L’articolo evidenzia come mobilità e accessibilità siano cruciali per collegare il talento globale alle opportunità, specialmente per le persone con disabilità
di Petru Capatina – Founder & CEO di WeGlad
Il talento è equamente distribuito nel mondo, le opportunità no. La mobilità è proprio quel flusso che connette il talento alle sue opportunità. Perché questo cordone ombelicale non si interrompi, annullando le aspirazioni dell’individuo, il flusso deve essere continuativo, ovvero accessibile. Tutto è questione di mobilità, in senso compiuto. Intendiamola come l’insieme delle forme di flusso in movimento, ovvero di persone negli spazi, di comunicazioni tra individui, di percezioni, emozioni e aspettative, che sono interconnesse e interdipendenti. Tutto questo è dinamico, tende ad esserlo naturalmente. Eppure, l’assenza di accessibilità ferma uno o più flussi, rendendo difficile o impossibile per un essere umano manifestarsi appieno.
In WeGlad apprezziamo la definizione della disabilità come “il risultato dell’interazione tra persone e barriere comportamentali ed ambientali, che impediscono la loro piena partecipazione alla società”. Siamo noi che con paradigmi culturali o urbani abilitiamo o meno il prossimo.
Racconto spesso dei pinguini. Da bambini li vediamo come degli animali carini ma goffi, lenti, che inciampano, non volano, disgraziati. Eppure, quando entrano in acqua, sono l’opposto. In acqua sono tra i nuotatori più veloci e agili del mondo. Ecco, nell’acqua è ‘accessibile’.
Un essere umano, con qualsiasi disabilità, può diventare la persona più competente del mondo se tutti gli elementi della sua formazione e lavoro sono accessibili.
Numerosi i talenti persi, con capacità di impatto di una magnitudo superiore, di cui nemmeno conosciamo il nome, perché mai abilitati.
In questo complesso e invisibile dramma sociale, ci corrono in aiuto tre elementi cruciali: la tecnologia, la cultura e gli ecosistemi adattivi.

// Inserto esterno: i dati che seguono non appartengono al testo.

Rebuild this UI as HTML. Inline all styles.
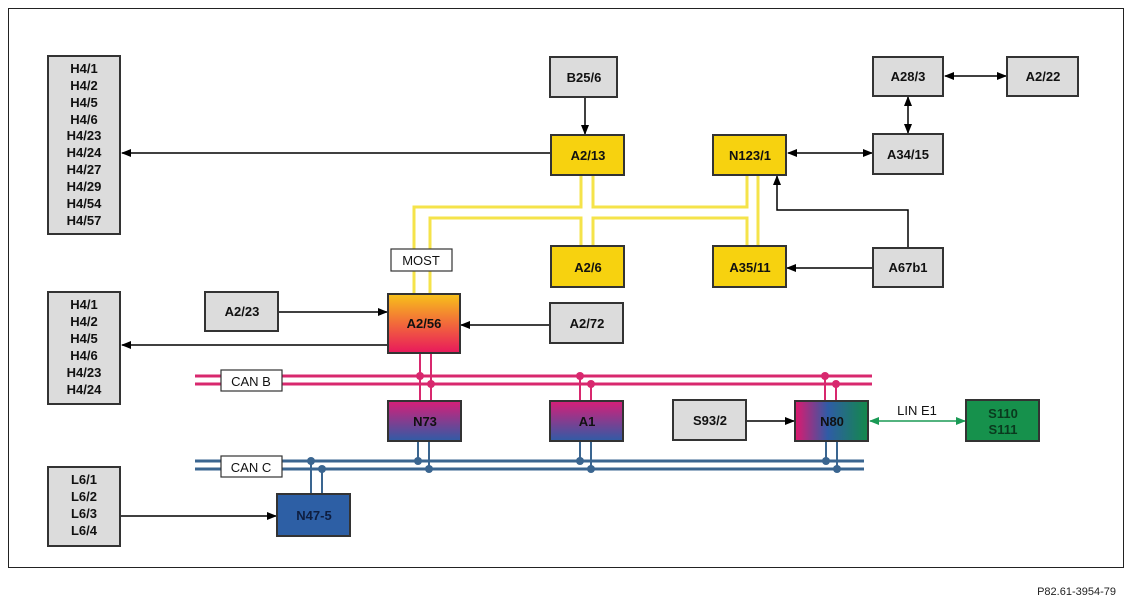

Tech: i dati sono la radice. Oggi non sappiamo quanto uno spazio sia accessibile, mancano dati oggettivi. L’assenza di informazioni crea una situazione di disagio. Come affrontare un percorso, com’è la destinazione, come prepararsi? In WeGlad, per esempio, ci occupiamo proprio di mappare per le aziende gli edifici in termini di accessibilità a 360°, così colleghi e clienti possono avere dati in fasi di onboarding, trasferte o visite. L’azienda può derivare una roadmap di miglioramento. Non puoi risolvere un problema che non misuri.
Cultura: siamo poco educati su temi di ‘inclusione applicata’. Non sappiamo cosa dire, come dirlo e soprattutto il ‘perché’ certe cose si dicono in certi modi. Prendiamo il tema di ‘persone con disabilità’ o di ‘disabili’. Nel mediterraneo si usa molto il primo termine, spesso percepito come più politicamente corretto. Ma anche qua, ci sono delle ragioni strutturali che validano entrambe, ovvero il dibattito su ‘people first language’ e ‘identity first language’. Questo è uno dei temi più banali. Come si crea quindi dialogo sano se le variabili sono tante? Capendo il ‘perché’, quindi formandosi.

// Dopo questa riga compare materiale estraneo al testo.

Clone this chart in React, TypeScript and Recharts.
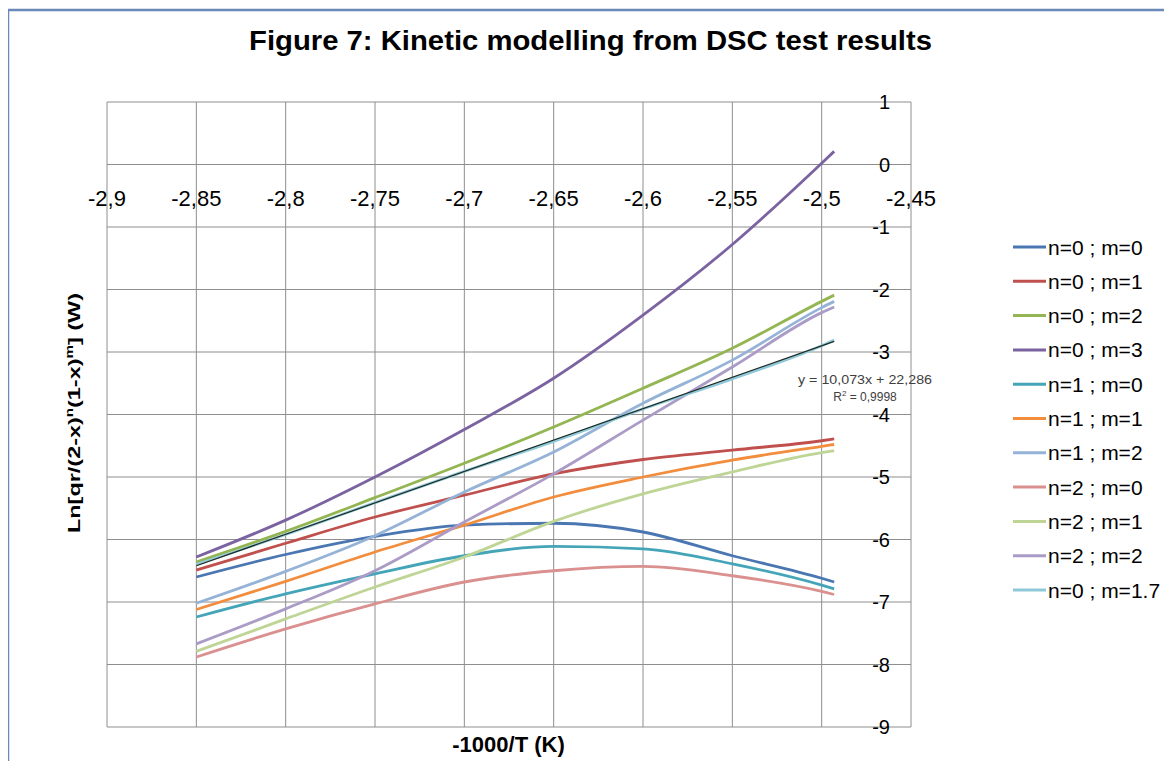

Ecosistemi adattivi: questo tema ha una policromia ampia. Si tratta di investire in fisicità che permetta spostamenti fluidi a persone con disabilità motorie o prevedibili per quelle visive. Mix di suono, luci, colori e texture che facilitino i neuro divergenti. Elementi di comunicazione e di sicurezza visibili e chiari per persone sorde. Cibo nelle mense aziendali che preveda tutte le intolleranze, allergie e scelte alimentari, ecc…
C’è una regola cruciale. Chiedere. Progettare, adattare insieme agli end-user. Non lo facciamo per spuntare una casella, ma per la dignità naturale dell’essere umano, permettendogli di lavorare e realizzarsi appieno.